Figure scripts:
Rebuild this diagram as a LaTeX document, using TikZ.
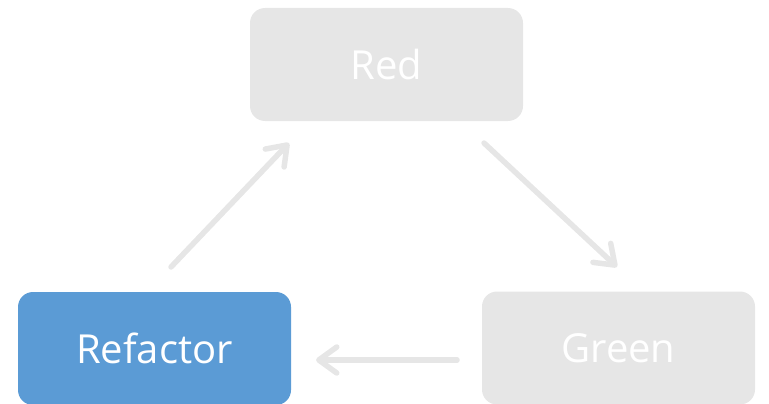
\documentclass[tikz,border=0pt]{standalone}
\usepackage{fontspec}
\setmainfont{Open Sans}
\usetikzlibrary{arrows.meta}
\definecolor{boxgray}{HTML}{E6E6E6}
\definecolor{arrowgray}{HTML}{E6E6E6}
\definecolor{officeblue}{HTML}{5B9BD5}
\tikzset{
  stagebox/.style={rounded corners=15pt, minimum width=273pt, minimum height=113pt, inner sep=0pt, text=white, font=\fontsize{40}{46}\selectfont},
  cyclearrow/.style={draw=arrowgray, line width=5.5pt, line cap=round, line join=round,
    -{Straight Barb[length=18pt, width=26pt, line cap=round, line join=round]}}
}
\begin{document}
\begin{tikzpicture}[x=1pt, y=-1pt]
\useasboundingbox (0,0) rectangle (769,404);
\node[stagebox, fill=boxgray] (red) at (386.5,64.5) {Red};
\node[stagebox, fill=boxgray] (green) at (618.5,348) {Green};
\node[stagebox, fill=officeblue] (refactor) at (154.5,348.5) {Refactor};
\coordinate (a1s) at (171,267);
\coordinate (a1e) at (289,143);
\coordinate (a2s) at (484,143);
\coordinate (a2e) at (617,267);
\coordinate (a3s) at (457,360);
\coordinate (a3e) at (316,360);
\draw[cyclearrow] (a1s) -- (a1e);
\draw[cyclearrow] (a2s) -- (a2e);
\draw[cyclearrow] (a3s) -- (a3e);
\end{tikzpicture}
\end{document}
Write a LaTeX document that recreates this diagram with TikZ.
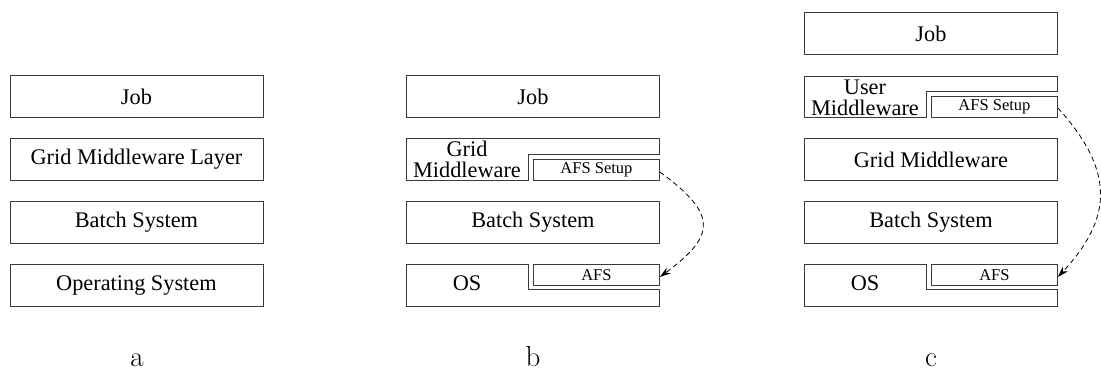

GOAL:
Set the entries down again exactly. Do not include the images.

SOLUTION TO THE PROBLEM:
Rebuild this diagram as a LaTeX document, using TikZ.
\documentclass[tikz,border=0pt]{standalone}
\usepackage{fontspec}
\setmainfont{Open Sans}
\usetikzlibrary{arrows.meta}
\definecolor{boxgray}{HTML}{E6E6E6}
\definecolor{arrowgray}{HTML}{E6E6E6}
\definecolor{officeblue}{HTML}{5B9BD5}
\tikzset{
  stagebox/.style={rounded corners=15pt, minimum width=273pt, minimum height=113pt, inner sep=0pt, text=white, font=\fontsize{40}{46}\selectfont},
  cyclearrow/.style={draw=arrowgray, line width=5.5pt, line cap=round, line join=round,
    -{Straight Barb[length=18pt, width=26pt, line cap=round, line join=round]}}
}
\begin{document}
\begin{tikzpicture}[x=1pt, y=-1pt]
\useasboundingbox (0,0) rectangle (769,404);
\node[stagebox, fill=boxgray] (red) at (386.5,64.5) {Red};
\node[stagebox, fill=boxgray] (green) at (618.5,348) {Green};
\node[stagebox, fill=officeblue] (refactor) at (154.5,348.5) {Refactor};
\coordinate (a1s) at (171,267);
\coordinate (a1e) at (289,143);
\coordinate (a2s) at (484,143);
\coordinate (a2e) at (617,267);
\coordinate (a3s) at (457,360);
\coordinate (a3e) at (316,360);
\draw[cyclearrow] (a1s) -- (a1e);
\draw[cyclearrow] (a2s) -- (a2e);
\draw[cyclearrow] (a3s) -- (a3e);
\end{tikzpicture}
\end{document}
Write a LaTeX document that recreates this diagram with TikZ.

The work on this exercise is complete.